Para a professora Belmira Bueno, Diretora da Faculdade de Educação, “contar com esse conjunto de esculturas é um privilégio para a FE, que pode, além do mais, comunicar a seu público um novo sentido da biblioteca. Um espaço não mais formado unicamente por livros, mas também por acervos culturais diversos e espaços que valorizam a estética, o conforto e o prazer”.
E a artista não exclui nenhuma criança. Seu envolvimento com a Língua Brasileira de Sinais (LIBRAS) provém da experiência de sua filha, Maria Isabel, que foi estudar essa forma de comunicação para conversar com crianças surdas. Essas vivências colaboram para viabilizar, inclusive, o direito das crianças cegas experimentarem pelo toque e descobrirem o brincar infantil, elas podem “ver” suas esculturas, em painéis táteis.

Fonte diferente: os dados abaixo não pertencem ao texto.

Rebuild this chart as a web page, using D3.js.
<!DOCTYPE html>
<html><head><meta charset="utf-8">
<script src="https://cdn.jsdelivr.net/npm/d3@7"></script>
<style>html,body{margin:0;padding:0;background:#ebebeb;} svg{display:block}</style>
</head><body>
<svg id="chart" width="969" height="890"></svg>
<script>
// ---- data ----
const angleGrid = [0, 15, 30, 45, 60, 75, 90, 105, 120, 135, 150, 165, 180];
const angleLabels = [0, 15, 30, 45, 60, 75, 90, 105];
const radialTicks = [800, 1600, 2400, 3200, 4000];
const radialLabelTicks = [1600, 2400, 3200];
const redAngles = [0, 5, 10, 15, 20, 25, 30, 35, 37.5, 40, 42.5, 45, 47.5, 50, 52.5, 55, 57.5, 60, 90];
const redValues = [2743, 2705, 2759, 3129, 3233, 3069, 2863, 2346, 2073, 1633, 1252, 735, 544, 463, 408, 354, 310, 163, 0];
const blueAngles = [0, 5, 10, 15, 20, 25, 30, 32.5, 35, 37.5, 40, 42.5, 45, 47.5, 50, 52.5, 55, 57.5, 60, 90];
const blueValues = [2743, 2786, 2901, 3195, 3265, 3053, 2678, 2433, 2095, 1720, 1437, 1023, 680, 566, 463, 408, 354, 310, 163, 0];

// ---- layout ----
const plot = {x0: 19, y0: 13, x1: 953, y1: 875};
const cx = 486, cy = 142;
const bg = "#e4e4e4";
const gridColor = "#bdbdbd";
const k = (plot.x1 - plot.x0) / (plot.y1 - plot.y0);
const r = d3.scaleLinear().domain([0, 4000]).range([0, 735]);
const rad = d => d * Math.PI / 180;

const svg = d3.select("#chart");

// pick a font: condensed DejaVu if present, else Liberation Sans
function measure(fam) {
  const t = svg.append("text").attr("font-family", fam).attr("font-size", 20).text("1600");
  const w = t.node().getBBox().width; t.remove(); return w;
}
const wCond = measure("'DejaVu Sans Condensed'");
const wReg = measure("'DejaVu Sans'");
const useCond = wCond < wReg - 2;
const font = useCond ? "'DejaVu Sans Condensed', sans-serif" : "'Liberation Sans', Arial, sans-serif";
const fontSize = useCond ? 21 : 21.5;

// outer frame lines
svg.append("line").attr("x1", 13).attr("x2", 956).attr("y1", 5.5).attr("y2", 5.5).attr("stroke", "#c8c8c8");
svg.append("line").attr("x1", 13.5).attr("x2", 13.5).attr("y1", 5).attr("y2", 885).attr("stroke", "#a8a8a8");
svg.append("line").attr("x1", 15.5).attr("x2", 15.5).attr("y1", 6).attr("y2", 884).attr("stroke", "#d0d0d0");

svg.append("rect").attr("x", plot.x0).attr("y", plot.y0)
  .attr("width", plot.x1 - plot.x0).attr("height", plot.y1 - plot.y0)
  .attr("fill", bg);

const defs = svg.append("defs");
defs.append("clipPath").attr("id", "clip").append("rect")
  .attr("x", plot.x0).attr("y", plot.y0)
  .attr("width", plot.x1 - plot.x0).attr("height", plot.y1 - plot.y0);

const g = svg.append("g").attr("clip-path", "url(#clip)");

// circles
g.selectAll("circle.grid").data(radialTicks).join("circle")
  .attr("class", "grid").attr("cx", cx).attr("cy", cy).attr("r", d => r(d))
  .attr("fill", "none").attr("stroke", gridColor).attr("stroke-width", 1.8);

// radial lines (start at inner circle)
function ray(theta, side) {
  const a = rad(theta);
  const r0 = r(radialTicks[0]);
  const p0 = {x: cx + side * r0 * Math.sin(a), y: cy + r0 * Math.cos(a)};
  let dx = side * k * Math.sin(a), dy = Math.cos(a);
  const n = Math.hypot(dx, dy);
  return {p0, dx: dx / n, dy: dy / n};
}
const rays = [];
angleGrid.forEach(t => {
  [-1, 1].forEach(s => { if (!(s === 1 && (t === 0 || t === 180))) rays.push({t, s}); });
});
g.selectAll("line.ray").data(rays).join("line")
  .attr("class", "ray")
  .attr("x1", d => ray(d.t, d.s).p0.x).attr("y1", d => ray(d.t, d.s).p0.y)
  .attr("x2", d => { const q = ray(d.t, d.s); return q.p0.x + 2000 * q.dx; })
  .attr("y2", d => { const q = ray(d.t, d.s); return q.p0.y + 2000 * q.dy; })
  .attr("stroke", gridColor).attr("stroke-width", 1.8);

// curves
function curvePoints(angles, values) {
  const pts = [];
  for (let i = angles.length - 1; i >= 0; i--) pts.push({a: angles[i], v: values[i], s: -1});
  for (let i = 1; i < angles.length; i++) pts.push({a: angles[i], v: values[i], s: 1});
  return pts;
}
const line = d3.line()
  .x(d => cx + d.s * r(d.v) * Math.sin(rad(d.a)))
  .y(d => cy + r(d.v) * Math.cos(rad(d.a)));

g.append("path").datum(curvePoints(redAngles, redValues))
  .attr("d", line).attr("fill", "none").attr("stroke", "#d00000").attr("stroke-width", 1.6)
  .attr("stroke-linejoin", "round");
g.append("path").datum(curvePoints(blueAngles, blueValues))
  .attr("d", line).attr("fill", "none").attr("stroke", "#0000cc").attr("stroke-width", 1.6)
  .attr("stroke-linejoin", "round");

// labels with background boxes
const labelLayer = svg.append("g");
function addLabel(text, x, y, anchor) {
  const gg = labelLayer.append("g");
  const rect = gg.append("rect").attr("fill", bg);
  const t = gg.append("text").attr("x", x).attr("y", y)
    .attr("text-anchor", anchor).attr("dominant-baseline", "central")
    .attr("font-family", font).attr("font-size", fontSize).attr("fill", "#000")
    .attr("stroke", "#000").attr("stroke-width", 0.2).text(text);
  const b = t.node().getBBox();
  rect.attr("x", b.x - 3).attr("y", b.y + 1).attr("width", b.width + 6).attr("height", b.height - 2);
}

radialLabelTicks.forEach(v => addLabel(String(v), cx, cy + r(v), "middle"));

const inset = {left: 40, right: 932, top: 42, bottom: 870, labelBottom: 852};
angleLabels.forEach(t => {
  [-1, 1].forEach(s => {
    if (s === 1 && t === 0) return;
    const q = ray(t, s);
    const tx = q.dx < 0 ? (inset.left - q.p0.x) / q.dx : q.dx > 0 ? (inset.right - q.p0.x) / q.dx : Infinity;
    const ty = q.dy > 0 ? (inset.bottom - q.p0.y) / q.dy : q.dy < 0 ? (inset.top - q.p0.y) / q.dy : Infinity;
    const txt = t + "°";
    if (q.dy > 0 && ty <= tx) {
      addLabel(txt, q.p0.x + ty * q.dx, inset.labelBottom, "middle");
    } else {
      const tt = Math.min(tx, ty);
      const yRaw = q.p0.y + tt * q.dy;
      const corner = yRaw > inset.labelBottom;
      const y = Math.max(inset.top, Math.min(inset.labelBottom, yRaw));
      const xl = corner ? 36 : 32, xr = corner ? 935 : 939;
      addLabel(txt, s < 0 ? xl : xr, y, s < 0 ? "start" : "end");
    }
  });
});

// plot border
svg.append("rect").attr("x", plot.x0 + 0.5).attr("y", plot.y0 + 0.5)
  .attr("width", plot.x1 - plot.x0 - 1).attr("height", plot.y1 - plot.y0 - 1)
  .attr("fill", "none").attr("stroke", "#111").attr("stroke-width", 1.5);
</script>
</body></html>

“A importância da doação desse acervo, para além da estética e riqueza material, é a de constituir peça fundamental na formação de professores brincantes dotados de atitude lúdica e capacidade de dar suporte à expressão lúdica das crianças. Nesse ambiente, professores podem ocupar o espaço da exposição para suas aulas interativas sobre o brincar e a cultura, assim como crianças e adultos podem relembrar suas brincadeiras, em reflexões, gestos e narrativas carregados de imaginação e de aprendizagens em visitas monitoradas”, afirma a professora Tizuko Morchida Kishimoto, curadora da exposição.
Instalação
Quarenta e duas esculturas pequenas, em bronze colorido, mostrando jogos como bola de gude, pião, gangorra e trepa-trepa estarão expostas. Exibe-se também, sete esculturas interativas de grandes dimensões – algumas atingindo três metros de altura e alicerçadas em roldanas embutidas – e duas de médio porte. Juntamente a isso, 15 painéis táteis para portadores de baixa visão. Por todo o espaço encontram-se frases poéticas de Sandra referindo-se a infância de outrora.

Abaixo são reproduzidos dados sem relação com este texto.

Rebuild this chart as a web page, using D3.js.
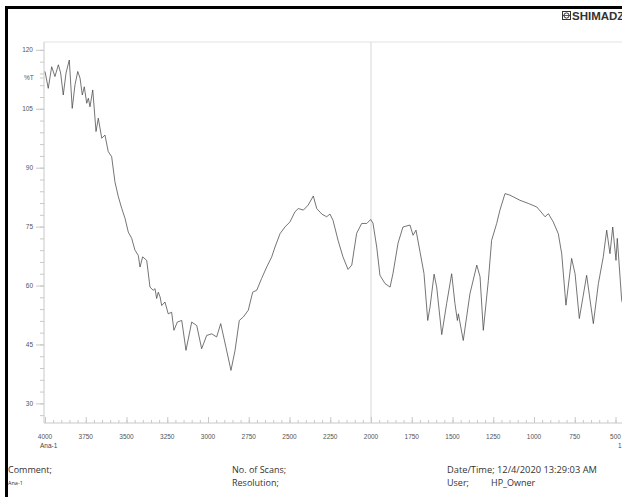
<!DOCTYPE html>
<html>
<head>
<meta charset="utf-8">
<script src="https://cdn.jsdelivr.net/npm/d3@7/dist/d3.min.js"></script>
<style>
  html, body { margin: 0; padding: 0; background: #fff; }
  svg { display: block; }
</style>
</head>
<body>
<div id="chart"></div>
<script>
// ---- data ----
const wavenumbers = [4000,3980,3959,3939,3918,3904,3888,3871,3851,3833,3816,3799,3785,3771,3759,3744,3734,3724,3707,3687,
  3673,3652,3632,3612,3591,3571,3550,3529,3509,3489,3468,3448,3428,3417,3401,3376,3356,3336,3325,3315,
  3305,3294,3284,3264,3244,3223,3209,3188,3161,3135,3100,3069,3039,3008,2977,2947,2922,2890,2859,2834,
  2808,2783,2753,2726,2701,2671,2640,2609,2589,2558,2528,2497,2466,2446,2415,2385,2354,2333,2302,2272,
  2252,2233,2202,2172,2141,2118,2088,2057,2026,2002,1988,1965,1945,1914,1883,1865,1834,1804,1761,1742,
  1724,1699,1675,1652,1638,1613,1597,1566,1536,1505,1485,1470,1464,1434,1393,1351,1331,1311,1280,1260,
  1229,1209,1178,1147,1086,1035,983,932,912,882,851,830,804,769,748,722,677,636,605,575,
  554,534,517,497,489,462,442];
const transmittance = [114.5,110.2,115.7,113.2,116.2,114.1,108.5,114.1,117.4,105.1,111.1,114.5,112.8,108.5,110.6,106.4,107.7,105.5,109.8,99.2,
  102.6,97.5,98.3,94.1,92.8,86.4,82.6,79.6,77.1,73.6,72.0,69.0,67.7,64.7,67.3,66.4,59.6,58.8,59.2,56.7,
  58.3,57.1,54.9,55.8,52.8,53.2,48.6,50.7,51.1,43.5,50.7,49.8,43.9,47.3,47.7,46.9,50.3,44.3,38.4,43.5,
  51.1,52.0,53.7,58.3,58.8,61.8,64.7,67.3,69.8,73.2,74.9,76.2,78.8,79.6,79.2,80.5,82.8,79.6,78.2,77.5,
  78.2,76.6,71.5,67.3,64.1,65.2,73.3,75.8,75.8,76.8,75.9,69.8,62.6,60.5,59.6,63.1,70.8,74.9,75.4,72.8,
  74.1,68.5,63.1,51.1,54.5,62.9,59.6,47.5,55.4,63.0,55.4,51.1,52.8,46.0,57.9,65.2,62.2,48.6,61.3,71.5,
  75.8,79.2,83.4,83.0,81.7,80.9,80.0,77.5,78.3,76.2,73.2,68.1,55.0,66.9,63.0,51.6,62.6,50.3,60.5,67.3,
  74.1,68.1,74.9,66.4,72.0,56.2,53.6];
const yMajorTicks = [30,45,60,75,90,105,120];
const yMinorTicks = d3.range(27, 121, 3);
const xMajorTicks = [4000,3750,3500,3250,3000,2750,2500,2250,2000,1750,1500,1250,1000,750,500];
const xMinorTicks = d3.range(500, 4001, 50);

(function () {
const W = 622, H = 497;
const svg = d3.select("#chart").append("svg").attr("width", W).attr("height", H);

const pLeft = 44, pTop = 42, pBottom = 423;
const x = d3.scaleLinear().domain([4000, 400]).range([45, 45 + 3600 * 0.163]);
const y = d3.scaleLinear().domain([25, 122]).range([pBottom, pTop]);

const axisColor = "#c8c8c8";
const labelColor = "#555";
const fontAxis = "Liberation Sans, Arial, sans-serif";

// outer black border (left & top)
svg.append("line").attr("x1", 6.5).attr("x2", 6.5).attr("y1", 6).attr("y2", H).attr("stroke", "#000").attr("stroke-width", 3);
svg.append("line").attr("x1", 5).attr("x2", W).attr("y1", 7.5).attr("y2", 7.5).attr("stroke", "#000").attr("stroke-width", 3);

// logo (cut by the page edge, as in the reference scan)
const logo = svg.append("g").attr("transform", "translate(562,11)");
logo.append("rect").attr("x", 0.5).attr("y", 0.5).attr("width", 8).attr("height", 8).attr("fill", "none").attr("stroke", "#333").attr("stroke-width", 1);
logo.append("circle").attr("cx", 4.5).attr("cy", 4.5).attr("r", 2.6).attr("fill", "none").attr("stroke", "#333").attr("stroke-width", 1);
logo.append("line").attr("x1", 1).attr("x2", 8).attr("y1", 4.5).attr("y2", 4.5).attr("stroke", "#333").attr("stroke-width", 0.8);
svg.append("text").attr("x", 572).attr("y", 19.5).text("SHIMADZU")
  .attr("font-family", "Liberation Sans, Arial, sans-serif").attr("font-weight", "bold").attr("font-size", 11.5).attr("fill", "#333");

// frame: top line, 2000 divider
svg.append("line").attr("x1", pLeft).attr("x2", W).attr("y1", pTop).attr("y2", pTop).attr("stroke", "#e2e2e2").attr("stroke-width", 1);
svg.append("line").attr("x1", x(2000)).attr("x2", x(2000)).attr("y1", pTop).attr("y2", pBottom).attr("stroke", "#d6d6d6").attr("stroke-width", 1);

// y axis
const yAxisMinor = d3.axisLeft(y).tickValues(yMinorTicks).tickSize(4).tickFormat("");
const yAxisMajor = d3.axisLeft(y).tickValues(yMajorTicks).tickSize(8).tickPadding(3).tickFormat(d3.format("d"));
[yAxisMinor, yAxisMajor].forEach(ax => {
  const g = svg.append("g").attr("transform", `translate(${pLeft},0)`).call(ax);
  g.select(".domain").remove();
  g.selectAll(".tick line").attr("stroke", axisColor);
  g.selectAll(".tick text").attr("fill", labelColor).attr("font-size", 6.5).attr("font-family", fontAxis);
});
svg.append("line").attr("x1", pLeft).attr("x2", pLeft).attr("y1", pTop).attr("y2", pBottom).attr("stroke", axisColor);
svg.append("text").attr("x", 24).attr("y", 80).text("%T").attr("fill", labelColor).attr("font-size", 6.5).attr("font-family", fontAxis);
svg.append("line").attr("x1", pLeft - 4).attr("x2", pLeft).attr("y1", 78).attr("y2", 78).attr("stroke", axisColor);

// x axis
const xAxisMinor = d3.axisTop(x).tickValues(xMinorTicks).tickSize(3).tickFormat("");
const xAxisMajor = d3.axisTop(x).tickValues(xMajorTicks).tickSize(6).tickFormat("");
[xAxisMinor, xAxisMajor].forEach(ax => {
  const g = svg.append("g").attr("transform", `translate(0,${pBottom})`).call(ax);
  g.select(".domain").remove();
  g.selectAll(".tick line").attr("stroke", axisColor);
});
svg.append("line").attr("x1", pLeft).attr("x2", W).attr("y1", pBottom).attr("y2", pBottom).attr("stroke", axisColor);
svg.append("g").selectAll("text").data(xMajorTicks).join("text")
  .attr("x", d => x(d)).attr("y", 438.5).attr("text-anchor", "middle").text(d => d)
  .attr("fill", labelColor).attr("font-size", 6.5).attr("font-family", fontAxis);
svg.append("text").attr("x", 40).attr("y", 448).text("Ana-1").attr("fill", "#444").attr("font-size", 6.5).attr("font-family", fontAxis);
svg.append("text").attr("x", 618).attr("y", 448).text("1").attr("fill", "#444").attr("font-size", 6.5).attr("font-family", fontAxis);

// spectrum
const pts = wavenumbers.map((w, i) => [w, transmittance[i]]);
svg.append("defs").append("clipPath").attr("id", "clip").append("rect")
  .attr("x", pLeft).attr("y", pTop).attr("width", W - pLeft).attr("height", pBottom - pTop);
svg.append("path").datum(pts)
  .attr("clip-path", "url(#clip)")
  .attr("d", d3.line().x(d => x(d[0])).y(d => y(d[1])))
  .attr("fill", "none").attr("stroke", "#474747").attr("stroke-width", 0.75).attr("stroke-linejoin", "round");

// footer
const foot = "Open Sans, Liberation Sans, sans-serif";
const ft = (tx, xx, yy, fs) => svg.append("text").attr("x", xx).attr("y", yy).text(tx)
  .attr("fill", "#333").attr("font-size", fs).attr("font-family", foot);
ft("Comment;", 8, 473, 9);
ft("Ana-1", 8, 485, 5.5);
ft("No. of Scans;", 232, 473, 9);
ft("Resolution;", 232, 486, 9);
ft("Date/Time; 12/4/2020 13:29:03 AM", 447, 473, 9.3);
ft("User;", 447, 486, 9);
ft("HP_Owner", 491, 486, 9);
})();
</script>
</body>
</html>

Uma vídeo instalação feita por Tereza Lampreia e Ricardo Gomes mostrará o processo criativo, da modelagem das peças à fundição, trazendo depoimentos da artista e imagens poéticas de uma infância cada vez mais distante dos tempos modernos. Tudo ao som do refrão da música Roda Viva, de Chico Buarque.
Interatividade é uma das características do trabalho de Sandra Guinle. Bases acrílicas giratórias permitem que as esculturas sejam movidas e sentidas. “Extrair do bronze, metal duro e frio; leveza, movimento e emoção sempre foi um desafio para mim”, relata a artista. A exposição conta todas as informações em braile.